-- start Source material --

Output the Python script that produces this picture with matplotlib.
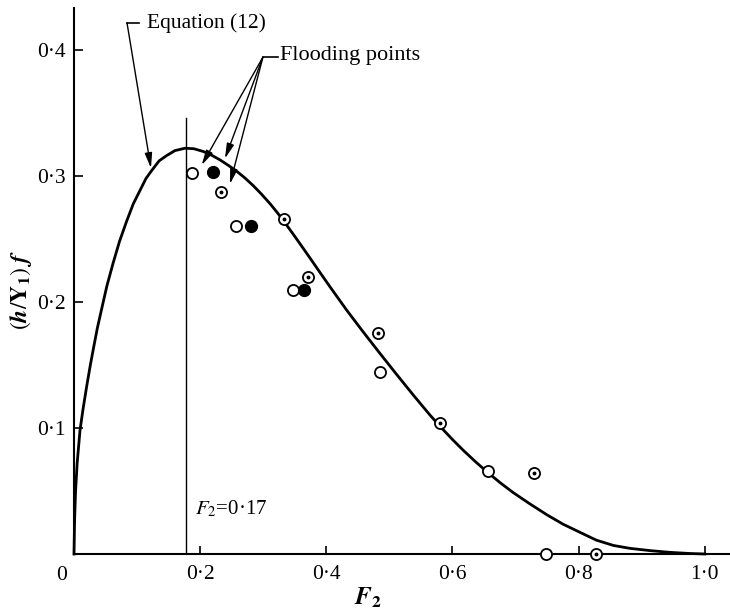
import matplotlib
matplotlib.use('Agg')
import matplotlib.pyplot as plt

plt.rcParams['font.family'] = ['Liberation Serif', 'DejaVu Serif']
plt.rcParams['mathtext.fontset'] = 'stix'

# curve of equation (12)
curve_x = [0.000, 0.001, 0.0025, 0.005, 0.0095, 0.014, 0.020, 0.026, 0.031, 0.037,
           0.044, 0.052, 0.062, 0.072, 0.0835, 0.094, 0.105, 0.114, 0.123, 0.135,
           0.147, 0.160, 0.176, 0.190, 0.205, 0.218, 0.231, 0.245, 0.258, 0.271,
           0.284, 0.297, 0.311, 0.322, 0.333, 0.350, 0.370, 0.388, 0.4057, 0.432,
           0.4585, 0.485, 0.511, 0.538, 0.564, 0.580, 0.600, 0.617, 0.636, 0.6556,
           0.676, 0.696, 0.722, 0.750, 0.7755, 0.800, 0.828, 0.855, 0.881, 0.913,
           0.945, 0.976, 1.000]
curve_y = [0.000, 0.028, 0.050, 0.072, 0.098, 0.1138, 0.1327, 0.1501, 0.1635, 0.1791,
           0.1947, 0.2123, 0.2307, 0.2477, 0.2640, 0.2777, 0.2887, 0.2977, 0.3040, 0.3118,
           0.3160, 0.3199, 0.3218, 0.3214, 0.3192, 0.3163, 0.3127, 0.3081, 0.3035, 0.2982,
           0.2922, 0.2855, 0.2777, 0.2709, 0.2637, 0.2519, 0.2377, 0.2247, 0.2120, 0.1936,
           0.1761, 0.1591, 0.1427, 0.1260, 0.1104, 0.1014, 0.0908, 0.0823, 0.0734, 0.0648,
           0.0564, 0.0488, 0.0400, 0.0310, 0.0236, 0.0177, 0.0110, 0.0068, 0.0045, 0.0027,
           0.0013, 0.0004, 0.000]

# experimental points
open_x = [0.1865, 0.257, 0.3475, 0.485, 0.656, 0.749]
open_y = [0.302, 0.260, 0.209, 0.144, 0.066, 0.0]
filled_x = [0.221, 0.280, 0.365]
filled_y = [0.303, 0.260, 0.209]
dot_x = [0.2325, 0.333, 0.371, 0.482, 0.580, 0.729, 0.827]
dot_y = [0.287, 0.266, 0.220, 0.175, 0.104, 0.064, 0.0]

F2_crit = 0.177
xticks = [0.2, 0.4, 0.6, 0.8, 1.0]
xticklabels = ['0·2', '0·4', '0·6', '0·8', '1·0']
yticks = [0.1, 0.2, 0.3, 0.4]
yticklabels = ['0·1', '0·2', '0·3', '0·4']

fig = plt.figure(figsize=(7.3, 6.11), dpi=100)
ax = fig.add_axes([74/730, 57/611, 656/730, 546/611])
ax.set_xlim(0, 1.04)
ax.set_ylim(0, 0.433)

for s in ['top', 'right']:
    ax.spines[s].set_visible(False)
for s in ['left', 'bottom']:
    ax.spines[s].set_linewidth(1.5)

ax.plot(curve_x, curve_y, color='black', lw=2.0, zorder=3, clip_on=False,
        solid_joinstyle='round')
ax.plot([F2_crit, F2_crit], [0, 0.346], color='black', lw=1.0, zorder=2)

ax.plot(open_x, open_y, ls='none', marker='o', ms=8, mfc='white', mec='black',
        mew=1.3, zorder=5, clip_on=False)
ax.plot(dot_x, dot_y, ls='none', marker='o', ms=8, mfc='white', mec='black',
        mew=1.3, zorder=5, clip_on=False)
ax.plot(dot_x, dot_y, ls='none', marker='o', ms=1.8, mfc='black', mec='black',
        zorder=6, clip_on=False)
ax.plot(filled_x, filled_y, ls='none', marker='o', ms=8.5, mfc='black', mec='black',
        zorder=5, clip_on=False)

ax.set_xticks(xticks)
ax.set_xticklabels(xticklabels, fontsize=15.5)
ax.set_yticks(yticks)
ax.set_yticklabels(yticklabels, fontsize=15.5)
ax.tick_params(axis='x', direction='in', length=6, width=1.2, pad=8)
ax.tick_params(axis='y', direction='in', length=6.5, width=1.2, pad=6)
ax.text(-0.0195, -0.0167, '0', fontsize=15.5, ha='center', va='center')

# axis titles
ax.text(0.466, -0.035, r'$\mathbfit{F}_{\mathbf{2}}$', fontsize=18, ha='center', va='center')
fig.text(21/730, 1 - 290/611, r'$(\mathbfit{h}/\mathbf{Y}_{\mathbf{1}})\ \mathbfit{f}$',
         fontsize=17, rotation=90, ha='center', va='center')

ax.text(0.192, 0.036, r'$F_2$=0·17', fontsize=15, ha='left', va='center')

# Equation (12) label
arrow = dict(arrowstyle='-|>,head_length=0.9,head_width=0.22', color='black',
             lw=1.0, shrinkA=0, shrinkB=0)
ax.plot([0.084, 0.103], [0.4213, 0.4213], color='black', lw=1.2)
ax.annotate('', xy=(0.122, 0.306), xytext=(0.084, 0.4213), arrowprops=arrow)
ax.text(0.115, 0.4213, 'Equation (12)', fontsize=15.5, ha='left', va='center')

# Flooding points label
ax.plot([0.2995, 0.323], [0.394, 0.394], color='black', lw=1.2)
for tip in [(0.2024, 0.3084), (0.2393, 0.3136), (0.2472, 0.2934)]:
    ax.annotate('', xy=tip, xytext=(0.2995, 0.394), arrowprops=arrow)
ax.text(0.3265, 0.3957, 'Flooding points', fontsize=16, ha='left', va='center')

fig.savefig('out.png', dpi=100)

-- end Source material --

# Set problem
Copy out all the data without changing anything, and drop the pictures.

# Exercise response
Output the Python script that produces this picture with matplotlib.
import matplotlib
matplotlib.use('Agg')
import matplotlib.pyplot as plt

plt.rcParams['font.family'] = ['Liberation Serif', 'DejaVu Serif']
plt.rcParams['mathtext.fontset'] = 'stix'

# curve of equation (12)
curve_x = [0.000, 0.001, 0.0025, 0.005, 0.0095, 0.014, 0.020, 0.026, 0.031, 0.037,
           0.044, 0.052, 0.062, 0.072, 0.0835, 0.094, 0.105, 0.114, 0.123, 0.135,
           0.147, 0.160, 0.176, 0.190, 0.205, 0.218, 0.231, 0.245, 0.258, 0.271,
           0.284, 0.297, 0.311, 0.322, 0.333, 0.350, 0.370, 0.388, 0.4057, 0.432,
           0.4585, 0.485, 0.511, 0.538, 0.564, 0.580, 0.600, 0.617, 0.636, 0.6556,
           0.676, 0.696, 0.722, 0.750, 0.7755, 0.800, 0.828, 0.855, 0.881, 0.913,
           0.945, 0.976, 1.000]
curve_y = [0.000, 0.028, 0.050, 0.072, 0.098, 0.1138, 0.1327, 0.1501, 0.1635, 0.1791,
           0.1947, 0.2123, 0.2307, 0.2477, 0.2640, 0.2777, 0.2887, 0.2977, 0.3040, 0.3118,
           0.3160, 0.3199, 0.3218, 0.3214, 0.3192, 0.3163, 0.3127, 0.3081, 0.3035, 0.2982,
           0.2922, 0.2855, 0.2777, 0.2709, 0.2637, 0.2519, 0.2377, 0.2247, 0.2120, 0.1936,
           0.1761, 0.1591, 0.1427, 0.1260, 0.1104, 0.1014, 0.0908, 0.0823, 0.0734, 0.0648,
           0.0564, 0.0488, 0.0400, 0.0310, 0.0236, 0.0177, 0.0110, 0.0068, 0.0045, 0.0027,
           0.0013, 0.0004, 0.000]

# experimental points
open_x = [0.1865, 0.257, 0.3475, 0.485, 0.656, 0.749]
open_y = [0.302, 0.260, 0.209, 0.144, 0.066, 0.0]
filled_x = [0.221, 0.280, 0.365]
filled_y = [0.303, 0.260, 0.209]
dot_x = [0.2325, 0.333, 0.371, 0.482, 0.580, 0.729, 0.827]
dot_y = [0.287, 0.266, 0.220, 0.175, 0.104, 0.064, 0.0]

F2_crit = 0.177
xticks = [0.2, 0.4, 0.6, 0.8, 1.0]
xticklabels = ['0·2', '0·4', '0·6', '0·8', '1·0']
yticks = [0.1, 0.2, 0.3, 0.4]
yticklabels = ['0·1', '0·2', '0·3', '0·4']

fig = plt.figure(figsize=(7.3, 6.11), dpi=100)
ax = fig.add_axes([74/730, 57/611, 656/730, 546/611])
ax.set_xlim(0, 1.04)
ax.set_ylim(0, 0.433)

for s in ['top', 'right']:
    ax.spines[s].set_visible(False)
for s in ['left', 'bottom']:
    ax.spines[s].set_linewidth(1.5)

ax.plot(curve_x, curve_y, color='black', lw=2.0, zorder=3, clip_on=False,
        solid_joinstyle='round')
ax.plot([F2_crit, F2_crit], [0, 0.346], color='black', lw=1.0, zorder=2)

ax.plot(open_x, open_y, ls='none', marker='o', ms=8, mfc='white', mec='black',
        mew=1.3, zorder=5, clip_on=False)
ax.plot(dot_x, dot_y, ls='none', marker='o', ms=8, mfc='white', mec='black',
        mew=1.3, zorder=5, clip_on=False)
ax.plot(dot_x, dot_y, ls='none', marker='o', ms=1.8, mfc='black', mec='black',
        zorder=6, clip_on=False)
ax.plot(filled_x, filled_y, ls='none', marker='o', ms=8.5, mfc='black', mec='black',
        zorder=5, clip_on=False)

ax.set_xticks(xticks)
ax.set_xticklabels(xticklabels, fontsize=15.5)
ax.set_yticks(yticks)
ax.set_yticklabels(yticklabels, fontsize=15.5)
ax.tick_params(axis='x', direction='in', length=6, width=1.2, pad=8)
ax.tick_params(axis='y', direction='in', length=6.5, width=1.2, pad=6)
ax.text(-0.0195, -0.0167, '0', fontsize=15.5, ha='center', va='center')

# axis titles
ax.text(0.466, -0.035, r'$\mathbfit{F}_{\mathbf{2}}$', fontsize=18, ha='center', va='center')
fig.text(21/730, 1 - 290/611, r'$(\mathbfit{h}/\mathbf{Y}_{\mathbf{1}})\ \mathbfit{f}$',
         fontsize=17, rotation=90, ha='center', va='center')

ax.text(0.192, 0.036, r'$F_2$=0·17', fontsize=15, ha='left', va='center')

# Equation (12) label
arrow = dict(arrowstyle='-|>,head_length=0.9,head_width=0.22', color='black',
             lw=1.0, shrinkA=0, shrinkB=0)
ax.plot([0.084, 0.103], [0.4213, 0.4213], color='black', lw=1.2)
ax.annotate('', xy=(0.122, 0.306), xytext=(0.084, 0.4213), arrowprops=arrow)
ax.text(0.115, 0.4213, 'Equation (12)', fontsize=15.5, ha='left', va='center')

# Flooding points label
ax.plot([0.2995, 0.323], [0.394, 0.394], color='black', lw=1.2)
for tip in [(0.2024, 0.3084), (0.2393, 0.3136), (0.2472, 0.2934)]:
    ax.annotate('', xy=tip, xytext=(0.2995, 0.394), arrowprops=arrow)
ax.text(0.3265, 0.3957, 'Flooding points', fontsize=16, ha='left', va='center')

fig.savefig('out.png', dpi=100)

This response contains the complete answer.